§ **Exercise objective**: Pictures aside, quote the whole listing exactly.

********************

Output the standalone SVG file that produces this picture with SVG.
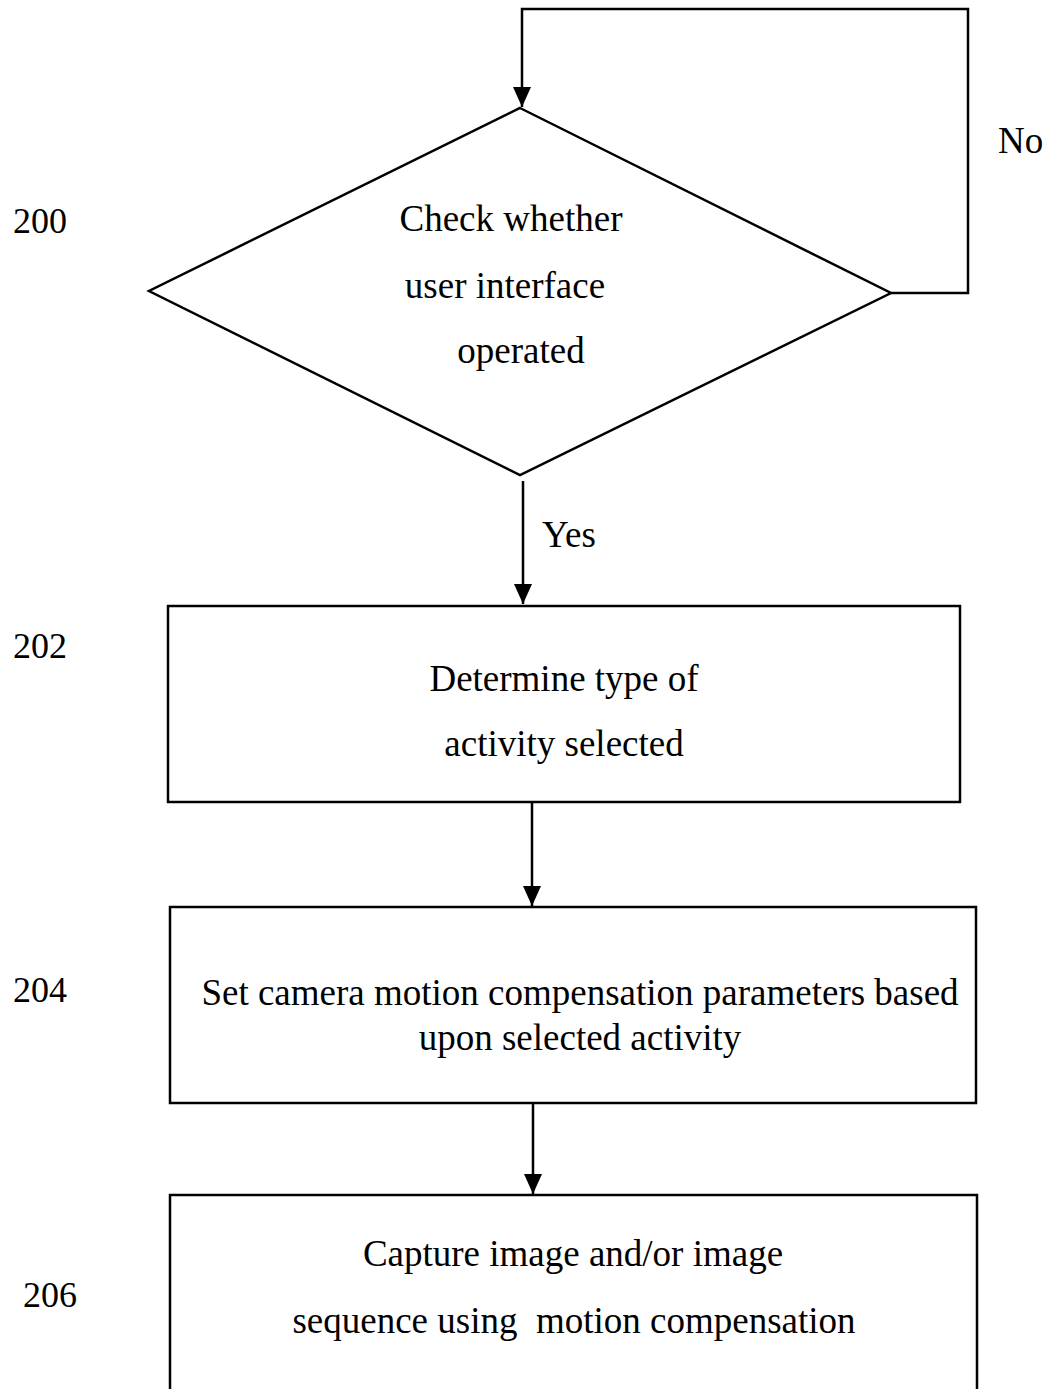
<svg xmlns="http://www.w3.org/2000/svg" width="1047" height="1389" viewBox="0 0 1047 1389">
<style>
  text { font-family: "Liberation Serif", "Times New Roman", serif; font-size: 37px; fill: #000; white-space: pre; }
  .c { text-anchor: middle; }
  .lbl { font-size: 36px; }
  .shape { fill: #fff; stroke: #000; stroke-width: 2.5; }
  .conn { fill: none; stroke: #000; stroke-width: 2.5; }
</style>
<defs>
  <marker id="arrow" viewBox="0 0 20 18" refX="20" refY="9" markerWidth="20" markerHeight="18" markerUnits="userSpaceOnUse" orient="auto">
    <path d="M0,0 L20,9 L0,18 Z" fill="#000"/>
  </marker>
</defs>
<rect width="1047" height="1389" fill="#fff"/>

<g id="connectors">
  <polyline class="conn" points="891,293 968,293 968,9 522,9 522,107" marker-end="url(#arrow)"/>
  <line class="conn" x1="523" y1="481" x2="523" y2="604" marker-end="url(#arrow)"/>
  <line class="conn" x1="532" y1="802" x2="532" y2="906" marker-end="url(#arrow)"/>
  <line class="conn" x1="533" y1="1103" x2="533" y2="1194" marker-end="url(#arrow)"/>
  <text x="998" y="153">No</text>
  <text x="542" y="547">Yes</text>
</g>

<g id="node200">
  <polygon class="shape" points="520,108 891,293 520,475 149,291"/>
  <text class="c" x="511" y="231">Check whether</text>
  <text class="c" x="505" y="298">user interface</text>
  <text class="c" x="521" y="363">operated</text>
  <text class="lbl" x="13" y="233">200</text>
</g>

<g id="node202">
  <rect class="shape" x="168" y="606" width="792" height="196"/>
  <text class="c" x="564" y="691">Determine type of</text>
  <text class="c" x="564" y="756">activity selected</text>
  <text class="lbl" x="13" y="658">202</text>
</g>

<g id="node204">
  <rect class="shape" x="170" y="907" width="806" height="196"/>
  <text class="c" x="580" y="1005">Set camera motion compensation parameters based</text>
  <text class="c" x="580" y="1050">upon selected activity</text>
  <text class="lbl" x="13" y="1002">204</text>
</g>

<g id="node206">
  <rect class="shape" x="170" y="1195" width="807" height="220"/>
  <text class="c" x="573" y="1266">Capture image and/or image</text>
  <text class="c" x="574" y="1333">sequence using  motion compensation</text>
  <text class="lbl" x="23" y="1307">206</text>
</g>
</svg>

********************

§ **Result**:
Output the standalone SVG file that produces this picture with SVG.
<svg xmlns="http://www.w3.org/2000/svg" width="1047" height="1389" viewBox="0 0 1047 1389">
<style>
  text { font-family: "Liberation Serif", "Times New Roman", serif; font-size: 37px; fill: #000; white-space: pre; }
  .c { text-anchor: middle; }
  .lbl { font-size: 36px; }
  .shape { fill: #fff; stroke: #000; stroke-width: 2.5; }
  .conn { fill: none; stroke: #000; stroke-width: 2.5; }
</style>
<defs>
  <marker id="arrow" viewBox="0 0 20 18" refX="20" refY="9" markerWidth="20" markerHeight="18" markerUnits="userSpaceOnUse" orient="auto">
    <path d="M0,0 L20,9 L0,18 Z" fill="#000"/>
  </marker>
</defs>
<rect width="1047" height="1389" fill="#fff"/>

<g id="connectors">
  <polyline class="conn" points="891,293 968,293 968,9 522,9 522,107" marker-end="url(#arrow)"/>
  <line class="conn" x1="523" y1="481" x2="523" y2="604" marker-end="url(#arrow)"/>
  <line class="conn" x1="532" y1="802" x2="532" y2="906" marker-end="url(#arrow)"/>
  <line class="conn" x1="533" y1="1103" x2="533" y2="1194" marker-end="url(#arrow)"/>
  <text x="998" y="153">No</text>
  <text x="542" y="547">Yes</text>
</g>

<g id="node200">
  <polygon class="shape" points="520,108 891,293 520,475 149,291"/>
  <text class="c" x="511" y="231">Check whether</text>
  <text class="c" x="505" y="298">user interface</text>
  <text class="c" x="521" y="363">operated</text>
  <text class="lbl" x="13" y="233">200</text>
</g>

<g id="node202">
  <rect class="shape" x="168" y="606" width="792" height="196"/>
  <text class="c" x="564" y="691">Determine type of</text>
  <text class="c" x="564" y="756">activity selected</text>
  <text class="lbl" x="13" y="658">202</text>
</g>

<g id="node204">
  <rect class="shape" x="170" y="907" width="806" height="196"/>
  <text class="c" x="580" y="1005">Set camera motion compensation parameters based</text>
  <text class="c" x="580" y="1050">upon selected activity</text>
  <text class="lbl" x="13" y="1002">204</text>
</g>

<g id="node206">
  <rect class="shape" x="170" y="1195" width="807" height="220"/>
  <text class="c" x="573" y="1266">Capture image and/or image</text>
  <text class="c" x="574" y="1333">sequence using  motion compensation</text>
  <text class="lbl" x="23" y="1307">206</text>
</g>
</svg>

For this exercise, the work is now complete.